As a consequence, we expect an overall weakening of residual values as these 0km cars will be priced low to be sold on quickly.
Diesel RVs will particularly deteriorate further as almost 70% of the 0km stock is diesel. Demand for new diesels fell by 12% in 2018 with 140,000 fewer cars registered than in 2017, and its share even fell below 50% in the final four months of 2018. Demand for used diesels is dropping similarly – or even more so - because a few cities have introduced bans on pre-Euro 5 diesel cars.
The only vehicles with strengthening RVs in 2019 will be the hybrids – across all segments and body types – and small/medium crossovers.

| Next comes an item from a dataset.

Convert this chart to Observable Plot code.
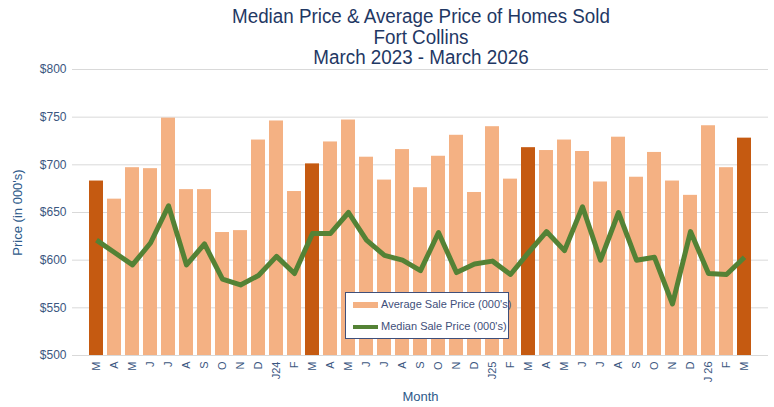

The only certainty in the UK as far as Brexit is concerned is uncertainty. Nevertheless, Autovista Group has developed the following predictions for 2019:
We estimate that up to 100,000 new car registrations were lost between September and December 2018 due to WLTP and a downturn in demand. Given this, some volume was added to our forecast for 2019. But this did not compensate for the reduction to the base case, downside and upside forecasts because of weakening demand due to rising inflation and falling consumer confidence given the uncertainty surrounding Brexit.
Autovista Group’s base case forecast for the new car market in 2019 calls for a contraction in demand, albeit of only 0.6%. However, even this broadly assumes that the UK’s departure from the European Union will maintain free trade in a transitional phase, that interest rates and inflation will not rise and that pound sterling will not devalue further. In an upside scenario, which assumes ongoing free trade, stable inflation and interest rates and a strengthening pound, the new car market could even expand by up to 4%. On the downside, assuming the UK leaves the EU with ‘no deal’ and that WTO trading rules come into effect, consumer confidence and the economy weaken and interest rates and inflation rise, new car registrations could fall by up to 10%.

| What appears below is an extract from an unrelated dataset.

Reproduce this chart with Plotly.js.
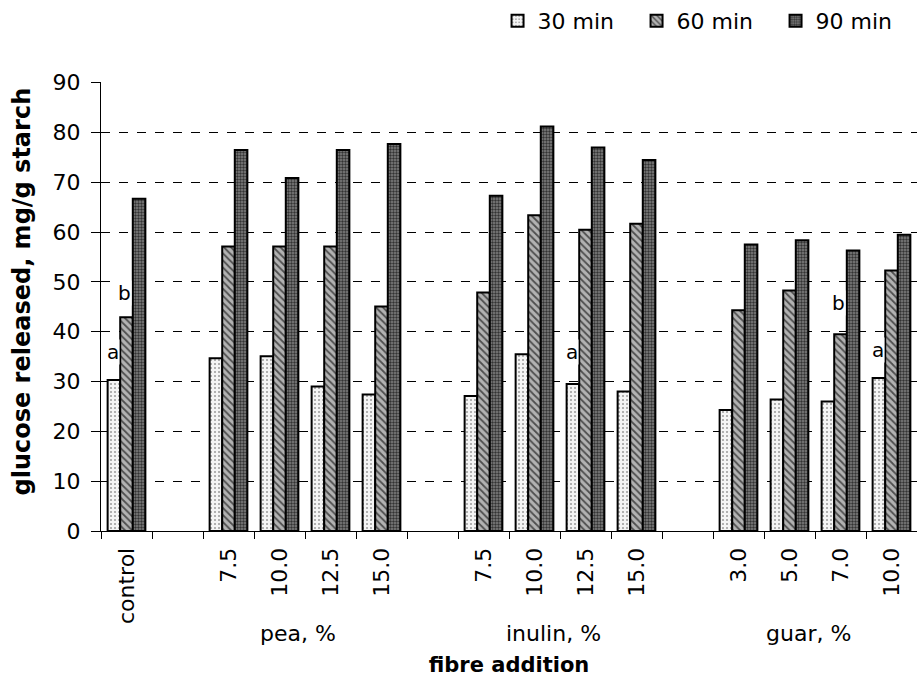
<!DOCTYPE html>
<html>
<head>
<meta charset="utf-8">
<script src="https://cdn.plot.ly/plotly-3.0.1.min.js"></script>
<style>html,body{margin:0;padding:0;background:#fff;overflow:hidden}#chart{width:917px;height:677px}</style>
</head>
<body>
<div id="chart"></div>
<script>
// category slots (gaps are empty slots between fibre groups)
const slotIds    = ['control','gap1','pea7.5','pea10.0','pea12.5','pea15.0','gap2','inu7.5','inu10.0','inu12.5','inu15.0','gap3','guar3.0','guar5.0','guar7.0','guar10.0'];
const slotLabels = ['control','','7.5','10.0','12.5','15.0','','7.5','10.0','12.5','15.0','','3.0','5.0','7.0','10.0'];
const groupLabels = ['pea, %','inulin, %','guar, %'];
const groupCenters = [3.5, 8.5, 13.5];

const seriesNames = ['30 min','60 min','90 min'];
const min30 = [30.3, null, 34.7, 35.1, 29.0, 27.4, null, 27.1, 35.5, 29.5, 28.0, null, 24.3, 26.4, 26.0, 30.7];
const min60 = [42.9, null, 57.1, 57.1, 57.1, 45.1, null, 47.9, 63.4, 60.5, 61.7, null, 44.3, 48.3, 39.5, 52.3];
const min90 = [66.7, null, 76.5, 70.9, 76.5, 77.7, null, 67.3, 81.2, 77.0, 74.5, null, 57.5, 58.4, 56.3, 59.5];

// significance letters: [slot id, series index, letter, y value]
const letters = [
  ['control', 0, 'a', 36],
  ['control', 1, 'b', 47.8],
  ['inu12.5', 0, 'a', 36],
  ['guar7.0', 1, 'b', 45.7],
  ['guar10.0', 0, 'a', 36.4]
];

const FONT = 'DejaVu Sans, Liberation Sans, sans-serif';
const styles = [
  {bg:'#f4f4f4', fg:'#9a9a9a', shape:'.', size:4, sol:0.2},
  {bg:'#b2b2b2', fg:'#4e4e4e', shape:'\\', size:5, sol:0.35},
  {bg:'#828282', fg:'#333333', shape:'.', size:3, sol:0.5}
];
const vals = [min30, min60, min90];
const traces = vals.map((v, i) => ({
  type:'bar', name: seriesNames[i], x: slotIds, y: v,
  marker:{color: styles[i].bg, line:{color:'#000', width:2},
    pattern:{shape: styles[i].shape, fgcolor: styles[i].fg, bgcolor: styles[i].bg, size: styles[i].size, solidity: styles[i].sol}},
  hoverinfo:'skip'
}));

const offsets = [-14, -2, 12.7];
const annotations = letters.map(l => ({
  x: slotIds.indexOf(l[0]), y: l[3], xref:'x', yref:'y', text: l[2], showarrow:false,
  xshift: offsets[l[1]], bgcolor:'#fff', borderpad:0, font:{family:FONT, size:20, color:'#000'}
}));
groupLabels.forEach((g, i) => annotations.push({
  x: groupCenters[i], y: 0, xref:'x', yref:'y', yshift:-102, xshift:-7, text: g, showarrow:false,
  font:{family:FONT, size:22, color:'#000'}
}));
// y-axis title
annotations.push({
  xref:'paper', yref:'paper', x:-0.097, y:0.533, xanchor:'center', yanchor:'middle', textangle:-90,
  text:'<b>glucose released, mg/g starch</b>', showarrow:false, font:{family:FONT, size:24, color:'#000'}
});

const layout = {
  width:917, height:677,
  margin:{l:101, r:0, t:81, b:146},
  paper_bgcolor:'#fff', plot_bgcolor:'#fff',
  font:{family:FONT, color:'#000'},
  barmode:'group', bargap:0.26, bargroupgap:0,
  showlegend:true,
  legend:{orientation:'h', x:0.997, xanchor:'right', y:1.136, yanchor:'middle', entrywidth:94,
    font:{family:FONT, size:22, color:'#000'}, traceorder:'normal', bgcolor:'rgba(0,0,0,0)'},
  xaxis:{type:'category', categoryorder:'array', categoryarray: slotIds,
    tickmode:'array', tickvals: slotIds, ticktext: slotLabels, tickson:'boundaries',
    ticks:'outside', ticklen:7, tickcolor:'#000', tickangle:-90, ticklabelstandoff:7,
    tickfont:{family:FONT, size:22, color:'#000'},
    showline:true, linecolor:'#000', linewidth:1, showgrid:false, zeroline:false,
    range:[-0.5, 15.5],
    title:{text:'<b>fibre addition</b>', font:{family:FONT, size:21, color:'#000'}, standoff:50}},
  yaxis:{range:[0,90.15], dtick:10, tick0:0, ticks:'outside', ticklen:9, tickcolor:'#000',
    showline:true, linecolor:'#000', linewidth:1, ticklabelstandoff:6,
    showgrid:true, gridcolor:'#000', gridwidth:1, griddash:'dash', zeroline:false,
    tickfont:{family:FONT, size:22, color:'#000'}},
  annotations: annotations
};

Plotly.newPlot('chart', traces, layout, {displayModeBar:false, staticPlot:true});
</script>
</body>
</html>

Demand for used cars was far more resilient than for new cars in 2018. In 2019, the performance of the used car market and residual values will be dictated by the new car market as consumers may opt for a used car more than a new car given the current climate.
Our current residual value outlook calls for stability in residual values in the 12 month/20,000km scenario in 2019. In the 36 month/60,000km scenario, we forecast that values will fall by 1% in 2019. These assumptions will naturally change if the trend of consumers opting more for used cars than new materialises.